L'espagnol d'Espagne n'est pas en vigueur ici. L'argentin me semble une langue à part. Un mélange entre l'espagnol et le brésilien. Ici, le "tu" se dit "vos" et la conjugaison des verbes à cette personne change aussi! Cependant, c'est assez beau à entendre, il ne me reste plus qu'à me familiariser à cette coutume. Depuis mon dernier article, j'ai continué le rythme de mes cours. Ils sont très intéressants, mais la charge de lecture hebdomadaire est énorme dans chaque matière.
Je ne sais pas si c'est du à l'intégration forcée des secteurs populaires à la politique pendant les années 1970, mais, les argentins ont un avis sur beaucoup de choses. Ils sont cultivés et agréables à écouter. Ils semblent tous avoir des histoires à raconter, des anecdotes sur le passé. L'histoire du continent est récente et parfois même encore brûlante, ainsi, presque toutes les générations ont une expérience politique plus ou moins avancée, ce qui est intéressant.
La ville, d'origine coloniale, est donc construite selon un plan symétrique hallucinant. Les rues sont toutes parallèles et perpendiculaires. Chaque croisement de rues constitue une "cuadra", c'est-à-dire un pâté de maisons. Ici, nous comptons les distances en cuadras! A partir de 8 cuadras, pour moi, ça fait loin à pied! Surtout depuis que ce dernier est bleu et gonflé!
Oui, pour ceux qui n'auraient pas suivi mes péripéties de près ces derniers jours, je me suis fait une entorse à la cheville. Outre la douleur, cet incident m'a appris que cela se disait "torcedura en el tobillo", ce qui, ma foi, peut toujours être utile! J'ai juste bêtement manqué une marche de l'escalier en colimaçon qui mène à la terrasse de notre immeuble, où se trouve la machine à laver.

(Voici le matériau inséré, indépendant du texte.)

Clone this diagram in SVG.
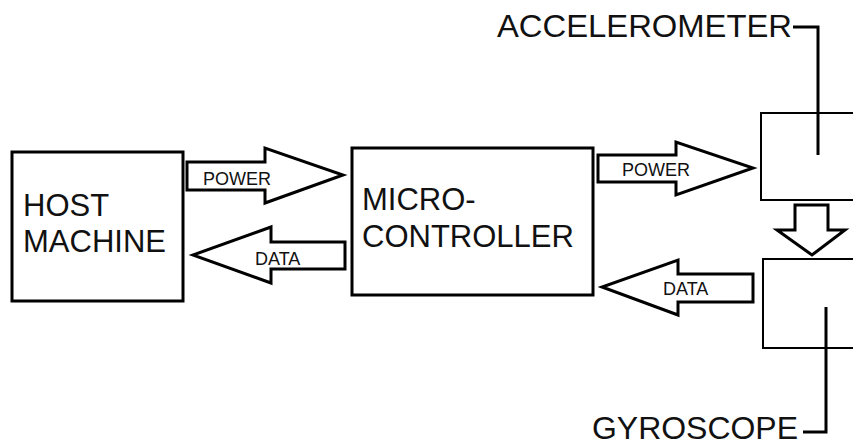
<svg xmlns="http://www.w3.org/2000/svg" width="853" height="447" viewBox="0 0 853 447">
  <style>
    .box { fill: #fff; stroke: #000; stroke-width: 3; }
    .sensor { fill: none; stroke: #000; stroke-width: 2; }
    .arrow { fill: #fff; stroke: #000; stroke-width: 3; stroke-linejoin: miter; }
    .lead { fill: none; stroke: #000; stroke-width: 3; }
    .big { font-family: "Liberation Sans", Arial, sans-serif; font-size: 31px; fill: #111; }
    .name { font-family: "Liberation Sans", Arial, sans-serif; font-size: 31px; fill: #111; }
    .small { font-family: "Liberation Sans", Arial, sans-serif; font-size: 18px; fill: #111; }
  </style>
  <rect width="853" height="447" fill="#fff"/>

  <g id="host">
    <rect class="box" x="12" y="152" width="171" height="149"/>
    <text class="big" x="23" y="216">HOST</text>
    <text class="big" x="23" y="252">MACHINE</text>
  </g>

  <g id="microcontroller">
    <rect class="box" x="352" y="148" width="241" height="147"/>
    <text class="big" x="362" y="210">MICRO-</text>
    <text class="big" x="362" y="247">CONTROLLER</text>
  </g>

  <g id="accelerometer">
    <path class="sensor" d="M856 113 H761 V200 H856"/>
    <text class="name" x="497" y="37" textLength="295" lengthAdjust="spacingAndGlyphs">ACCELEROMETER</text>
  </g>

  <g id="gyroscope">
    <path class="sensor" d="M856 259 H763 V348 H856"/>
    <text class="name" x="592" y="439" textLength="206" lengthAdjust="spacingAndGlyphs">GYROSCOPE</text>
  </g>

  <g id="connectors">
    <!-- host -> microcontroller power -->
    <polygon class="arrow" points="187,162 265,162 265,148 343,175 265,203 265,190 187,190"/>
    <text class="small" x="203" y="185">POWER</text>
    <!-- microcontroller -> host data -->
    <polygon class="arrow" points="345,242 271,242 271,227 193,255 271,283 271,269 345,269"/>
    <text class="small" x="255" y="265">DATA</text>
    <!-- microcontroller -> sensors power -->
    <polygon class="arrow" points="598,155 676,155 676,142 753,168 676,195 676,182 598,182"/>
    <text class="small" x="622" y="176">POWER</text>
    <!-- sensors -> microcontroller data -->
    <polygon class="arrow" points="753,274 678,274 678,260 602,287 678,315 678,302 753,302"/>
    <text class="small" x="663" y="295">DATA</text>
    <!-- accelerometer -> gyroscope -->
    <polygon class="arrow" points="795,205 828,205 828,230 845,230 812,255 777,230 795,230"/>
    <!-- label leaders -->
    <path class="lead" d="M793 27 H818 V155"/>
    <path class="lead" d="M826 307 V432 H803"/>
  </g>
</svg>
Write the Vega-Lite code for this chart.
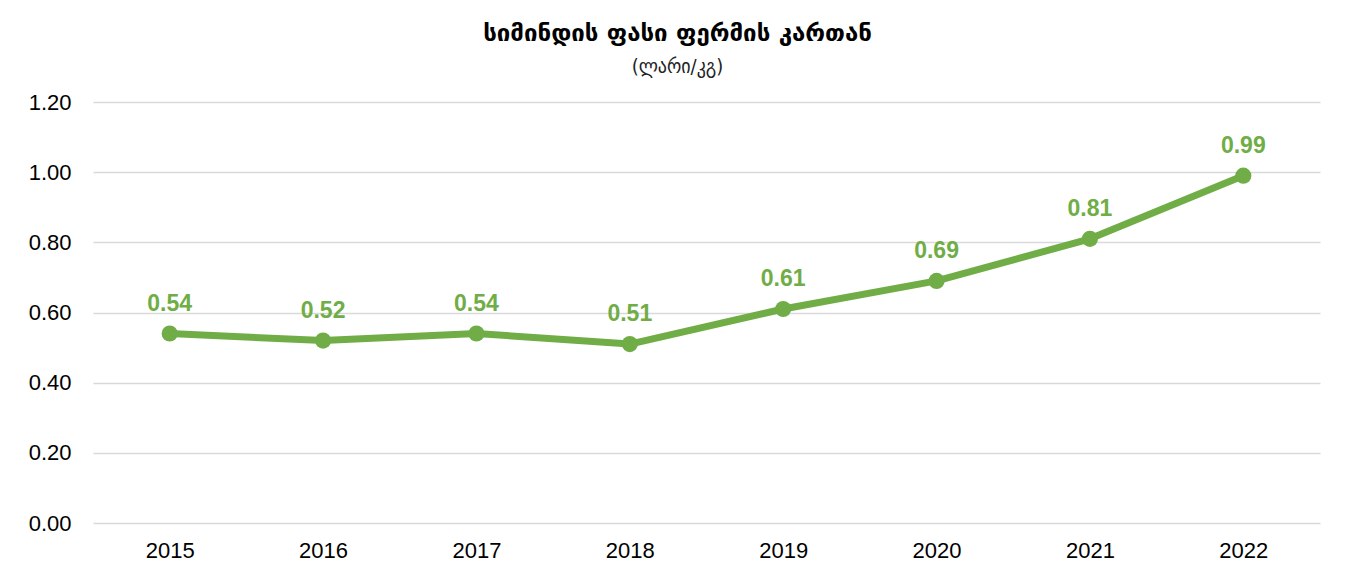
{
  "$schema": "https://vega.github.io/schema/vega-lite/v6.json",
  "autosize": "none",
  "width": 1227,
  "height": 421,
  "padding": {"left": 93, "top": 102, "right": 34, "bottom": 56},
  "background": "white",
  "config": {
    "view": {"stroke": null},
    "font": "Liberation Sans"
  },
  "title": {
    "text": "სიმინდის ფასი ფერმის კართან",
    "subtitle": "(ლარი/კგ)",
    "font": "DejaVu Sans",
    "subtitleFont": "DejaVu Sans Condensed",
    "fontSize": 24,
    "fontWeight": "bold",
    "subtitleFontSize": 20,
    "subtitleFontWeight": "normal",
    "color": "black",
    "subtitleColor": "#222222",
    "anchor": "middle",
    "dx": -29,
    "offset": 14,
    "subtitlePadding": 11
  },
  "data": {
    "values": [
      {"year": "2015", "price": 0.54},
      {"year": "2016", "price": 0.52},
      {"year": "2017", "price": 0.54},
      {"year": "2018", "price": 0.51},
      {"year": "2019", "price": 0.61},
      {"year": "2020", "price": 0.69},
      {"year": "2021", "price": 0.81},
      {"year": "2022", "price": 0.99}
    ]
  },
  "encoding": {
    "x": {
      "field": "year",
      "type": "ordinal",
      "scale": {"type": "point", "padding": 0.5},
      "axis": {
        "title": null,
        "labelAngle": 0,
        "domain": false,
        "ticks": false,
        "labelFontSize": 22,
        "labelColor": "black",
        "labelPadding": 17
      }
    },
    "y": {
      "field": "price",
      "type": "quantitative",
      "scale": {"domain": [0, 1.2], "nice": false},
      "axis": {
        "title": null,
        "values": [0, 0.2, 0.4, 0.6, 0.8, 1.0, 1.2],
        "format": ".2f",
        "domain": false,
        "ticks": false,
        "gridColor": "#d9d9d9",
        "gridWidth": 1.5,
        "labelFontSize": 22,
        "labelColor": "black",
        "labelPadding": 22
      }
    }
  },
  "layer": [
    {
      "mark": {"type": "line", "color": "#70AD47", "strokeWidth": 7, "strokeCap": "round", "strokeJoin": "round"}
    },
    {
      "mark": {"type": "point", "filled": true, "color": "#70AD47", "size": 260, "opacity": 1}
    },
    {
      "mark": {"type": "text", "color": "#70AD47", "fontWeight": "bold", "fontSize": 23, "dy": -30},
      "encoding": {"text": {"field": "price", "type": "quantitative", "format": ".2f"}}
    }
  ]
}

Ce week-end, je suis allée me promener dans le quartier chinois de la ville, le Barrio Chino qui se situe dans le quartier de Belgrano, à l'ouest du quartier où j'habite. Il est vraiment très petit, comparativement à celui que j'ai eu la chance de voir à Londres. Il se résume à 2 ou 3 rues, autour de l'axe Mendoza et de la station de train Belgrano R.
Les boutiques sont nombreuses, mais proposent toutes la même chose. Il n'y a que très peu d'objets proprement asiatiques dans les rayons. Ce ne sont que des babioles généralement moins chères que dans d'autres magasins, mais aussi et surtout des éléments décoratifs kitchissimes, du chat en faïence à la Tour Eiffel qui brille. Oui, la Tour Eiffel!
Il me semble que le quartier chinois est petit car dans cette ville, toutes les origines se mélangent à tous les coins de rue. Il n'y a pas besoin de concevoir un quartier dédié à une "communauté étrangère" ou à un "groupe social", car Buenos Aires est hétérogène.
En flânant dans les rues, on peut découvrir des odeurs de kebabs, de sushis et de parillas. Des boutiques de vêtements traditionnels Mapuches côtoient des grandes marques. Il y en a pour tous les goûts dans chaque quartier.
En parlant de quartier, j'aimerais m'étendre un peu sur celui de La Boca. Ce quartier est situé au Sud de la ville et plus particulièrement du Microcentro, aux alentours du port. Il est, par les faits, considéré comme dangereux et malfamé. Le seul endroit où les touristes "peuvent" aller est le Caminito. C'est une sorte de rue censée représenter le centre historique du tango argentin. Le choix de mes mots n'est pas anodin. Je dis "censée représenter" car pour moi, tout a le goût du faux. Certes, les façades colorées et les boutiques de bricoles rustiques sont mignonnes. Certes, sur les terrasses des cafés, des couples dansent le tango. Certes, l'ambiance est festive... Mais, malgré tout ça, ça sent la représentation théâtrale. Cela m'a fait penser au Paradis des Enfants - ou quelque chose dans ce goût là - dans Pinnochio. La façade est belle, les gens s'amusent, sont heureux, prennent des photos et s'émerveillent. Et le soir venu, tout redevient sombre et lugubre, ne laissant que des vestiges de cette effervescence festive éphémère. Pour arriver au Caminito, malgré les recommandations des porteños, nous avons du passer par d'autres rues de La Boca. Ca fait froid dans le dos. Les maisons tombent en ruines, les chiens sont maigres et errent dans la rue, des hommes chuchotent dans des coins sombres et le silence du quartier est glacial. Et, au détour d'une rue... le Caminito. Comme un pot de peinture posé au milieu d'un édifice décrépi.
La Boca m'intrigue, et tout me dit que le Caminito, ce n'est pas La Boca.
Illustration: façade d'une maison de La Boca.